> GIVEN REQUEST: Everything from the first line of the data below through the line that contains "(0,0) rectangle (890,475);" should be written out exactly, please, and nothing more; the pictures stay out.

> ITEMS:

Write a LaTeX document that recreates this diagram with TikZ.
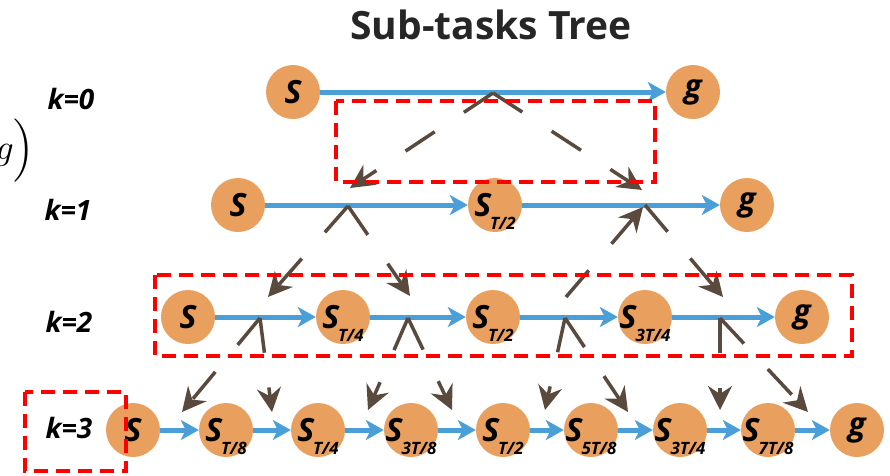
\documentclass[tikz,border=0pt]{standalone}
\usepackage{graphicx}
\usepackage{fontspec}
\setmainfont{Open Sans}
\usetikzlibrary{arrows.meta}
\definecolor{nodeor}{HTML}{E99F5E}
\definecolor{edgeblue}{HTML}{4A9FD8}
\definecolor{treebrown}{HTML}{5A4A3E}
\definecolor{boxred}{HTML}{FF0000}
\definecolor{titlegray}{HTML}{262626}
\newcommand\subidx[1]{\kern-1pt\smash{\raisebox{-13pt}{\fontsize{17}{17}\selectfont #1}}}
\newcommand\ctext[1]{\makebox[0pt][c]{#1}}
\begin{document}
\begin{tikzpicture}[x=1pt,y=-1pt,
  state/.style={circle,fill=nodeor,minimum size=54pt,inner sep=0pt,text=black,
    font=\bfseries\itshape\fontsize{32}{32}\selectfont},
  flow/.style={draw=edgeblue,line width=5pt,-{Stealth[length=18pt,width=20pt,inset=5pt]}},
  split/.style={draw=treebrown,line width=3.5pt,dash pattern=on 35pt off 35pt,
    -{Stealth[length=24pt,width=24pt,inset=8pt]}},
  hlbox/.style={draw=boxred,line width=4pt,dash pattern=on 14pt off 8pt},
  klabel/.style={font=\bfseries\itshape\fontsize{28}{28}\selectfont,text=black}]
\useasboundingbox (0,0) rectangle (890,475);

% title and labels
\node[anchor=base,text=titlegray,font=\bfseries\fontsize{39}{39}\selectfont] (title) at (491,39) {Sub-tasks Tree};
\node[klabel] (k0) at (71,99) {k=0};
\node[klabel] (k1) at (68,210) {k=1};
\node[klabel] (k2) at (69,322) {k=2};
\node[klabel] (k3) at (69,428) {k=3};
\node[anchor=east,inner sep=0pt] (frag) at (35,151) {\scalebox{3.5}{$g\Big)$}};

% row 0
\node[state] (s0) at (293,92) {\ctext{S}};
\node[state] (g0) at (693,92) {\ctext{g}};
% row 1
\node[state] (s1) at (238,205) {\ctext{S}};
\node[state] (h1) at (495,205) {\ctext{S\subidx{T/2}}};
\node[state] (g1) at (747,205) {\ctext{g}};
% row 2
\node[state] (s2) at (188,317) {\ctext{S}};
\node[state] (q1) at (343,317) {\ctext{S\subidx{T/4}}};
\node[state] (h2) at (493,317) {\ctext{S\subidx{T/2}}};
\node[state] (q3) at (645,317) {\ctext{S\subidx{3T/4}}};
\node[state] (g2) at (802,317) {\ctext{g}};
% row 3
\node[state] (a0) at (133,430) {\ctext{S}};
\node[state] (a1) at (226,430) {\ctext{S\subidx{T/8}}};
\node[state] (a2) at (318,430) {\ctext{S\subidx{T/4}}};
\node[state] (a3) at (411,430) {\ctext{S\subidx{3T/8}}};
\node[state] (a4) at (503,430) {\ctext{S\subidx{T/2}}};
\node[state] (a5) at (591,430) {\ctext{S\subidx{5T/8}}};
\node[state] (a6) at (680,430) {\ctext{S\subidx{3T/4}}};
\node[state] (a7) at (768,430) {\ctext{S\subidx{7T/8}}};
\node[state] (a8) at (857,430) {\ctext{g}};

% blue edges
\draw[flow] (s0) -- (g0);
\draw[flow] (s1) -- (h1);
\draw[flow] (h1) -- (g1);
\draw[flow] (s2) -- (q1);
\draw[flow] (q1) -- (h2);
\draw[flow] (h2) -- (q3);
\draw[flow] (q3) -- (g2);
\draw[flow] (a0) -- (a1);
\draw[flow] (a1) -- (a2);
\draw[flow] (a2) -- (a3);
\draw[flow] (a3) -- (a4);
\draw[flow] (a4) -- (a5);
\draw[flow] (a5) -- (a6);
\draw[flow] (a6) -- (a7);
\draw[flow] (a7) -- (a8);

% split points and arrow ends
\coordinate (c0) at (493,93);
\coordinate (t0l) at (350,188);
\coordinate (t0r) at (642,190);
\coordinate (c1l) at (348,206);
\coordinate (t1a) at (268,297);
\coordinate (t1b) at (410,296);
\coordinate (c1r) at (643,207);
\coordinate (c1rr) at (645,205);
\coordinate (r1) at (566,297);
\coordinate (t1d) at (723,297);
\coordinate (c2a) at (260,318);
\coordinate (c2b) at (408,318);
\coordinate (c2c) at (565,318);
\coordinate (c2d) at (720,318);
\coordinate (t2a) at (182,412);
\coordinate (t2b) at (272,412);
\coordinate (t2c) at (368,410);
\coordinate (t2d) at (452,410);
\coordinate (t2e) at (545,410);
\coordinate (t2f) at (628,412);
\coordinate (t2g) at (720,410);
\coordinate (t2h) at (808,412);

% brown split arrows
\draw[split] (c0) -- (t0l);
\draw[split] (c0) -- (t0r);
\draw[split] (c1l) -- (t1a);
\draw[split] (c1l) -- (t1b);
\draw[split] (r1) -- (c1r);
\draw[split] (c1rr) -- (t1d);
\draw[split] (c2a) -- (t2a);
\draw[split] (c2a) -- (t2b);
\draw[split] (c2b) -- (t2c);
\draw[split] (c2b) -- (t2d);
\draw[split] (c2c) -- (t2e);
\draw[split] (c2c) -- (t2f);
\draw[split] (c2d) -- (t2g);
\draw[split] (c2d) -- (t2h);

% red highlight boxes
\draw[hlbox] (336,101) rectangle (655,182);
\draw[hlbox] (155,275) rectangle (852,356);
\draw[hlbox] (25,392) rectangle (126,471);
\end{tikzpicture}
\end{document}
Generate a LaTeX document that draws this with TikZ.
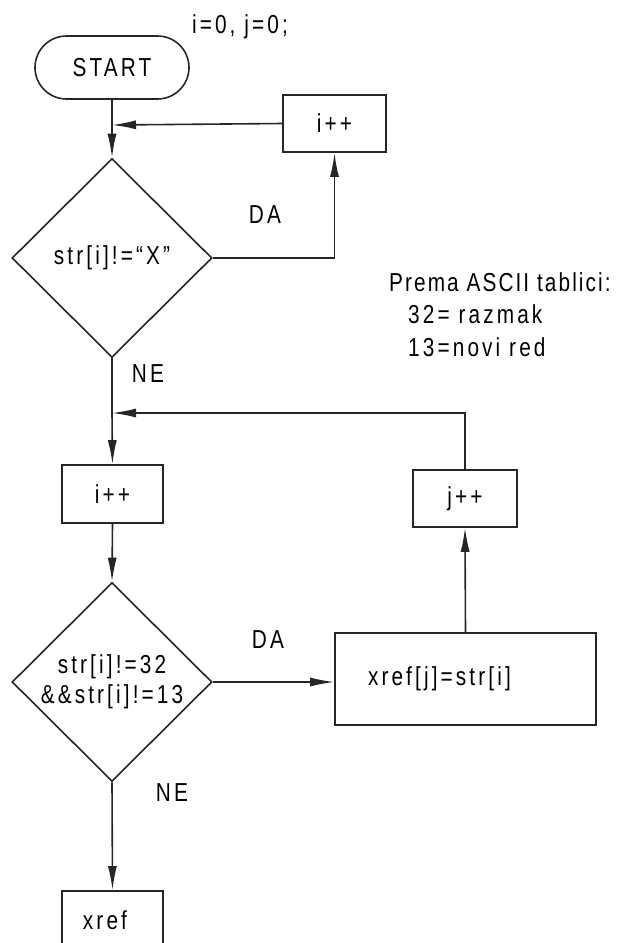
\documentclass[tikz,border=0pt]{standalone}
\usepackage{fontspec}
\setmainfont{Liberation Sans}[FakeStretch=0.8, LetterSpace=12]
\newfontfamily\premafont{Liberation Sans}[FakeStretch=0.8, LetterSpace=8]
\usetikzlibrary{shapes.geometric,shapes.misc,arrows.meta}
\tikzset{
  every node/.style={font=\fontsize{26}{29}\selectfont, inner sep=0pt},
  ln/.style={line width=1.6pt, draw=black!85},
  arr/.style={ln, -{Latex[length=24pt,width=9pt]}},
  boxn/.style={ln, draw, rectangle},
  decn/.style={ln, draw, diamond, minimum width=200pt, minimum height=199pt},
  lbl/.style={anchor=center},
}
\begin{document}
\begin{tikzpicture}[x=1pt,y=1pt]
\clip (0,0) rectangle (622,-943);
\node[ln, draw, rounded rectangle, minimum width=154pt, minimum height=63pt] (start) at (112,-67.5) {START};
\node[lbl] (init) at (240,-27) {i=0, j=0;};
\coordinate (c1) at (112,-125);
\node[decn] (d1) at (112,-258) {str[i]!=“X”};
\node[boxn, minimum width=103pt, minimum height=57pt] (inc1) at (334.5,-123.5) {i++};
\node[lbl] (da1) at (265,-215) {DA};
\node[lbl] (ne1) at (148,-374) {NE};
\coordinate (c2) at (112,-413);
\node[boxn, minimum width=101pt, minimum height=58pt] (inc2) at (112.5,-494) {i++};
\node[decn, align=center] (d2) at (112,-682) {str[i]!=32\\[1pt]\&\&str[i]!=13};
\node[boxn, minimum width=261pt, minimum height=92pt, text width=195pt, align=left] (xj) at (465.5,-679) {xref[j]=str[i]};
\node[boxn, minimum width=104pt, minimum height=57pt] (jinc) at (465,-498.5) {j++};
\node[lbl] (da2) at (268,-640) {DA};
\node[lbl] (ne2) at (172,-793) {NE};
\node[boxn, minimum width=101pt, minimum height=80pt, anchor=north] (xr) at (112.5,-890) {};
\node[lbl] (xrt) at (105,-920) {xref};
\node[anchor=west, font=\premafont\fontsize{26}{29}\selectfont] (p1) at (389,-282) {Prema ASCII tablici:};
\node[anchor=west] (p2) at (408,-314) {32= razmak};
\node[anchor=west] (p3) at (408,-347) {13=novi red};
% connectors
\draw[ln] (start.south) -- (c1);
\draw[arr] (c1) -- (d1.north);
\draw[arr] (inc1.west) -- (c1);
\draw[arr] (d1.east) -| (inc1.south);
\draw[ln] (d1.south) -- (c2);
\draw[arr] (c2) -- (inc2.north);
\draw[arr] (jinc.north) |- (c2);
\draw[arr] (inc2.south) -- (d2.north);
\draw[arr] (d2.east) -- (d2.east -| xj.west);
\draw[arr] (xj.north) -- (jinc.south);
\draw[arr] (d2.south) -- (xr.north);
\end{tikzpicture}
\end{document}
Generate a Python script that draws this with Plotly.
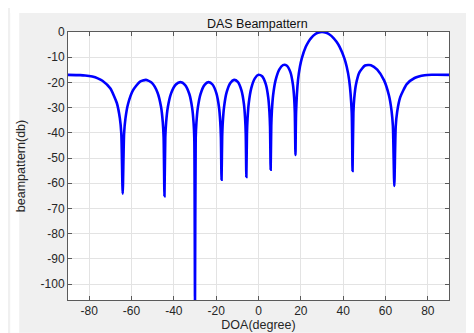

> COMPLETE OUTPUT:
Write a LaTeX document that recreates this diagram with TikZ.
\documentclass[tikz,border=0pt]{standalone}
\usepackage{graphicx}
\usepackage{fontspec}
\setmainfont{Open Sans}
\usetikzlibrary{arrows.meta}
\definecolor{nodeor}{HTML}{E99F5E}
\definecolor{edgeblue}{HTML}{4A9FD8}
\definecolor{treebrown}{HTML}{5A4A3E}
\definecolor{boxred}{HTML}{FF0000}
\definecolor{titlegray}{HTML}{262626}
\newcommand\subidx[1]{\kern-1pt\smash{\raisebox{-13pt}{\fontsize{17}{17}\selectfont #1}}}
\newcommand\ctext[1]{\makebox[0pt][c]{#1}}
\begin{document}
\begin{tikzpicture}[x=1pt,y=-1pt,
  state/.style={circle,fill=nodeor,minimum size=54pt,inner sep=0pt,text=black,
    font=\bfseries\itshape\fontsize{32}{32}\selectfont},
  flow/.style={draw=edgeblue,line width=5pt,-{Stealth[length=18pt,width=20pt,inset=5pt]}},
  split/.style={draw=treebrown,line width=3.5pt,dash pattern=on 35pt off 35pt,
    -{Stealth[length=24pt,width=24pt,inset=8pt]}},
  hlbox/.style={draw=boxred,line width=4pt,dash pattern=on 14pt off 8pt},
  klabel/.style={font=\bfseries\itshape\fontsize{28}{28}\selectfont,text=black}]
\useasboundingbox (0,0) rectangle (890,475);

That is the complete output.